The book begins with two chapters introducing the concept of state immunity and the move from absolute to restrictive immunity, first in domestic law and then at the international level. As immunity is effectively a rule of domestic law, the analysis of the public international law rules is perforce rather shorter.

Chapter 3 provides a careful look at the commercial activity exception to immunity from suit in domestic law, again with a focus on the UK and the US statutes but with reference to other common and some civil law jurisdictions. Chapter 4 looks at the exception in international law with particular reference to the UN Convention.

Chapter 5 focuses on immunity from enforcement and queries what measures of constraint can lawfully be used against foreign state assets in various jurisdictions and in international law. Both pre- and post-judgment measures are considered as are attempts to execute and enforce foreign arbitration awards.

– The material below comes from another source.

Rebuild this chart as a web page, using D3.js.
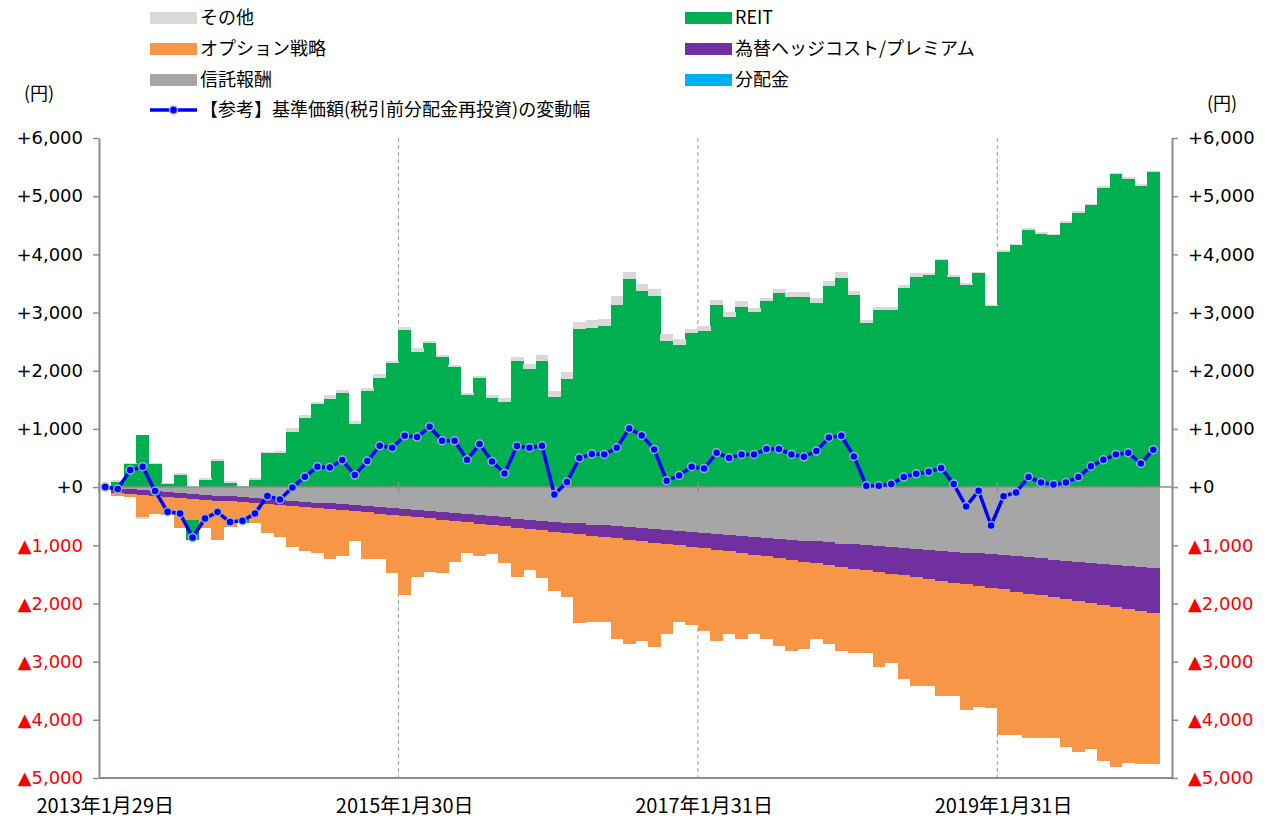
<!DOCTYPE html>
<html>
<head>
  <meta charset='utf-8'>
  <title>基準価額の変動要因</title>
  <script src="https://cdnjs.cloudflare.com/ajax/libs/d3/7.8.5/d3.min.js"></script>
  <style>
    body { margin: 0; background: #fff; }
    .tick-text { font-family: 'DejaVu Sans', Verdana, sans-serif; font-size: 18px; }
    .jp { font-family: 'Noto Sans CJK JP', sans-serif; }
  </style>
</head>
<body>
  <svg width="1274" height="819" id="chart"></svg>
  <script>
    // month index 0 = 2013/1 ... 84 = 2020/1
    const tickIdx = [0, 24, 48, 72];
    const tickLabels = ['2013年1月29日', '2015年1月30日', '2017年1月31日', '2019年1月31日'];
    const yTicks = [-5000, -4000, -3000, -2000, -1000, 0, 1000, 2000, 3000, 4000, 5000, 6000];

    const reit = [0, 90, 395, 894, 390, 46, 206, -344, 120, 447, 63, -58, 120, 579, 590, 951, 1186, 1427, 1518, 1610,
      1077, 1645, 1879, 2126, 2699, 2326, 2470, 2240, 2057, 1581, 1879, 1525, 1467, 2166, 2034, 2171, 1552, 1851, 2711, 2739,
      2768, 3129, 3576, 3369, 3283, 2510, 2447, 2653, 2687, 3129, 2928, 3100, 3014, 3197, 3340, 3260, 3260, 3169, 3455, 3598,
      3300, 2814, 3043, 3043, 3426, 3604, 3639, 3902, 3615, 3472, 3673, 3111, 4043, 4160, 4425, 4357, 4329, 4533, 4717, 4853,
      5145, 5384, 5301, 5179, 5417];
    const other = [0, 40, 25, -35, 30, 17, 29, 0, 29, 29, 34, 15, 35, 23, 35, 57, 57, 40, 58, 63,
      57, 51, 63, 45, 46, 58, 45, 29, 35, 40, 34, 56, 68, 69, 80, 93, 98, 120, 131, 126,
      120, 154, 120, 121, 115, 120, 92, 63, 81, 86, 86, 97, 57, 57, 58, 86, 86, 85, 86, 98,
      69, 57, 57, 57, 46, 69, 34, 17, 29, 40, 17, 18, 28, 19, 27, 26, 27, 34, 34, 20,
      27, 19, 28, 28, 20];
    const option = [0, -45, -41, -381, -315, -311, -524, -366, -494, -680, -436, -294, -335, -501, -541, -706, -744, -762, -859, -785,
      -505, -808, -786, -1012, -1368, -1028, -923, -926, -701, -526, -553, -505, -633, -844, -705, -828, -1015, -1108, -1522, -1478,
      -1456, -1737, -1795, -1716, -1803, -1552, -1324, -1348, -1420, -1569, -1425, -1478, -1364, -1421, -1513, -1566, -1508, -1309, -1361, -1447,
      -1448, -1418, -1630, -1542, -1782, -1868, -1838, -1986, -1951, -2157, -2076, -2075, -2493, -2458, -2476, -2446, -2411, -2532, -2585, -2515,
      -2685, -2752, -2653, -2632, -2597];
    const hedge = [0, -85, -85, -85, -85, -85, -86, -86, -86, -86, -86, -86, -88, -90, -93, -96, -100, -102, -104, -106,
      -108, -110, -112, -112, -114, -118, -123, -128, -133, -138, -142, -147, -152, -157, -162, -167, -172, -179, -186, -193,
      -200, -207, -214, -221, -228, -235, -242, -249, -255, -268, -282, -295, -308, -322, -335, -348, -362, -375, -388, -402,
      -415, -430, -444, -459, -473, -488, -503, -517, -532, -546, -561, -575, -590, -605, -620, -635, -650, -665, -680, -695,
      -710, -725, -740, -755, -770];
    const fee = [0, -25, -40, -55, -70, -85, -100, -115, -130, -145, -160, -175, -190, -205, -220, -235, -250, -265, -280, -295,
      -310, -325, -345, -360, -375, -395, -410, -430, -450, -465, -485, -505, -520, -540, -560, -575, -595, -610, -625, -645,
      -660, -675, -690, -710, -725, -740, -755, -775, -790, -805, -820, -840, -855, -870, -885, -905, -920, -935, -950, -970,
      -985, -1000, -1015, -1030, -1045, -1060, -1075, -1090, -1110, -1125, -1140, -1155, -1170, -1190, -1210, -1225, -1245, -1265, -1280, -1300,
      -1320, -1340, -1355, -1375, -1395];
    const dist = new Array(reit.length).fill(0);
    const nav = [0, -34, 292, 350, -69, -424, -453, -865, -539, -430, -602, -579, -453, -155, -212, -6, 177, 350, 338, 464,
      206, 447, 710, 676, 882, 860, 1037, 796, 796, 470, 739, 441, 235, 705, 676, 710, -126, 86, 498, 567,
      562, 676, 1009, 888, 648, 109, 201, 350, 318, 590, 498, 562, 562, 653, 653, 562, 521, 619, 854, 882,
      527, 23, 23, 52, 172, 229, 263, 327, 52, -332, -63, -660, -157, -91, 175, 79, 45, 79, 175, 358,
      468, 562, 590, 406, 643];

    const keys = ['dist', 'fee', 'hedge', 'option', 'reit', 'other'];
    const colors = {
      other: '#d9d9d9', reit: '#00b050', option: '#f79646',
      hedge: '#7030a0', fee: '#a6a6a6', dist: '#00b0f0'
    };
    const names = {
      other: 'その他', reit: 'REIT', option: 'オプション戦略',
      hedge: '為替ヘッジコスト/プレミアム', fee: '信託報酬', dist: '分配金'
    };

    const rows = reit.map((d, i) => ({
      i: i, reit: reit[i], other: other[i], option: option[i],
      hedge: hedge[i], fee: fee[i], dist: dist[i]
    }));

    const plotL = 99, plotR = 1172, plotT = 138, plotB = 778;
    const svg = d3.select('#chart');

    const x = d3.scaleBand()
      .domain(d3.range(reit.length + 1))
      .range([plotL, plotR])
      .paddingInner(0).paddingOuter(0);
    const y = d3.scaleLinear().domain([-5000, 6000]).range([plotB, plotT]);

    const series = d3.stack().keys(keys).offset(d3.stackOffsetDiverging)(rows);

    // dashed gridlines
    svg.append('g').selectAll('line')
      .data(tickIdx.slice(1))
      .join('line')
      .attr('x1', d => x(d)).attr('x2', d => x(d))
      .attr('y1', plotT).attr('y2', plotB)
      .attr('stroke', '#999').attr('stroke-width', 1)
      .attr('stroke-dasharray', '4,3');

    // bars
    svg.append('g').selectAll('g')
      .data(series)
      .join('g')
      .attr('fill', d => colors[d.key])
      .selectAll('rect')
      .data(d => d)
      .join('rect')
      .attr('x', d => x(d.data.i))
      .attr('width', x.bandwidth() + 0.3)
      .attr('y', d => y(Math.max(d[0], d[1])))
      .attr('height', d => Math.abs(y(d[0]) - y(d[1])))
      .attr('shape-rendering', 'crispEdges');

    // zero line with crossing ticks
    svg.append('line')
      .attr('x1', plotL).attr('x2', plotR)
      .attr('y1', y(0)).attr('y2', y(0))
      .attr('stroke', '#8c8c8c').attr('stroke-width', 1.5);
    svg.append('g').selectAll('line')
      .data(tickIdx)
      .join('line')
      .attr('x1', d => x(d)).attr('x2', d => x(d))
      .attr('y1', y(0) - 5).attr('y2', y(0) + 5)
      .attr('stroke', '#8c8c8c').attr('stroke-width', 1.5);

    // bottom line
    svg.append('line')
      .attr('x1', plotL).attr('x2', plotR)
      .attr('y1', plotB).attr('y2', plotB)
      .attr('stroke', '#8c8c8c').attr('stroke-width', 2);

    const fmt = v => v > 0 ? '+' + d3.format(',')(v) : (v === 0 ? '+0' : '▲' + d3.format(',')(-v));

    const yl = svg.append('g')
      .attr('transform', `translate(${plotL},0)`)
      .call(d3.axisLeft(y).tickValues(yTicks).tickFormat(fmt).tickSize(6).tickSizeOuter(0).tickPadding(10));
    const yr = svg.append('g')
      .attr('transform', `translate(${plotR},0)`)
      .call(d3.axisRight(y).tickValues(yTicks).tickFormat(fmt).tickSize(6).tickSizeOuter(0).tickPadding(10));
    [yl, yr].forEach(g => {
      g.select('.domain').attr('stroke', '#8c8c8c').attr('stroke-width', 2);
      g.selectAll('.tick line').attr('stroke', '#8c8c8c').attr('stroke-width', 1.5);
      g.selectAll('.tick text')
        .attr('class', 'tick-text')
        .attr('fill', d => d < 0 ? '#ff0000' : '#000');
    });

    // x labels
    svg.append('g').selectAll('text')
      .data(tickIdx)
      .join('text')
      .attr('class', 'jp')
      .attr('x', d => x(d) + x.bandwidth() / 2)
      .attr('y', 813)
      .attr('text-anchor', 'middle')
      .attr('font-size', 20)
      .text((d, k) => tickLabels[k]);

    // NAV line
    const cx = i => x(i) + x.bandwidth() / 2;
    svg.append('path')
      .datum(nav)
      .attr('fill', 'none')
      .attr('stroke', '#0000ff')
      .attr('stroke-width', 3.5)
      .attr('stroke-linejoin', 'round')
      .attr('d', d3.line().x((d, i) => cx(i)).y(d => y(d)));
    svg.append('g').selectAll('circle')
      .data(nav)
      .join('circle')
      .attr('cx', (d, i) => cx(i))
      .attr('cy', d => y(d))
      .attr('r', 4)
      .attr('fill', '#0000ff')
      .attr('stroke', '#8db4e2')
      .attr('stroke-width', 1.5);

    // units
    svg.append('text').attr('class', 'jp').attr('x', 24).attr('y', 100)
      .attr('font-size', 18).text('(円)');
    svg.append('text').attr('class', 'jp').attr('x', 1207).attr('y', 110)
      .attr('font-size', 18).text('(円)');

    // legend
    const legendItems = [
      { key: 'other', col: 0, row: 0 }, { key: 'reit', col: 1, row: 0 },
      { key: 'option', col: 0, row: 1 }, { key: 'hedge', col: 1, row: 1 },
      { key: 'fee', col: 0, row: 2 }, { key: 'dist', col: 1, row: 2 }
    ];
    const colX = [150, 685], rowY = [18, 49, 80, 110];
    const lg = svg.append('g');
    legendItems.forEach(it => {
      lg.append('rect')
        .attr('x', colX[it.col]).attr('y', rowY[it.row] - 6)
        .attr('width', 47).attr('height', 12)
        .attr('fill', colors[it.key]);
      lg.append('text').attr('class', 'jp')
        .attr('x', colX[it.col] + 50).attr('y', rowY[it.row] + 6)
        .attr('font-size', 18)
        .text(names[it.key]);
    });
    lg.append('line')
      .attr('x1', colX[0]).attr('x2', colX[0] + 47)
      .attr('y1', rowY[3]).attr('y2', rowY[3])
      .attr('stroke', '#0000ff').attr('stroke-width', 3.5);
    lg.append('circle')
      .attr('cx', colX[0] + 23.5).attr('cy', rowY[3]).attr('r', 4)
      .attr('fill', '#0000ff').attr('stroke', '#8db4e2').attr('stroke-width', 1.5);
    lg.append('text').attr('class', 'jp')
      .attr('x', colX[0] + 50).attr('y', rowY[3] + 6)
      .attr('font-size', 18)
      .text('【参考】基準価額(税引前分配金再投資)の変動幅');
  </script>
</body>
</html>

Chapter 6 explores the meaning of state and state entity in the law of state immunity. The question of head of state immunity is approached in outline.

Chapter 7 strays into more contentious territory by looking at the question of whether foreign central bank assets subject to sanctions can lawfully be seized, with an eye to current events and the call for sanctioned Russian assets to be applied to the reconstruction of Ukraine. Chapter 8 explores recent developments in the US and the UK relating to employment law claims by employees of international organisations and embassies who allege they have been trafficked which raise interesting questions about the use of the commercial activity exception. The relationship between state immunity and criminal liability is also considered.

This is an introductory text, and the approach is practical rather than theoretical.

I have combed English and US case law for recent developments but must point out that, although I am an English solicitor (non-practising) and a New York Attorney (retired), it is not intended in any way that anything in the book be taken as legal advice. I have referred to cases involving maritime law and arbitration but only briefly. These will be the subject of a further study. As may be the specific rules on waiver by states of immunity, service on states, diplomatic immunity and the immunity of international institutions and individuals which are not as such addressed here.

I was assisted in this project by research grants from the University of Notre Dame (USA) in England and City, University of London which enabled me to secure the invaluable help of City PhD student and Italian lawyer, Andrea Pelliconi, and of Barrett Cole, one of my University of Notre Dame law students.

I was keen to highlight the complexity of the commercial activity exception and the importance of analysing how courts have approached the relevant statutes and treaties in this area. The relationship between domestic and international law has also been key to the analysis.

Finally, I hope this book will assist academics, students and practitioners as they approach this sometimes overly technical subject and study its role in domestic and international courts.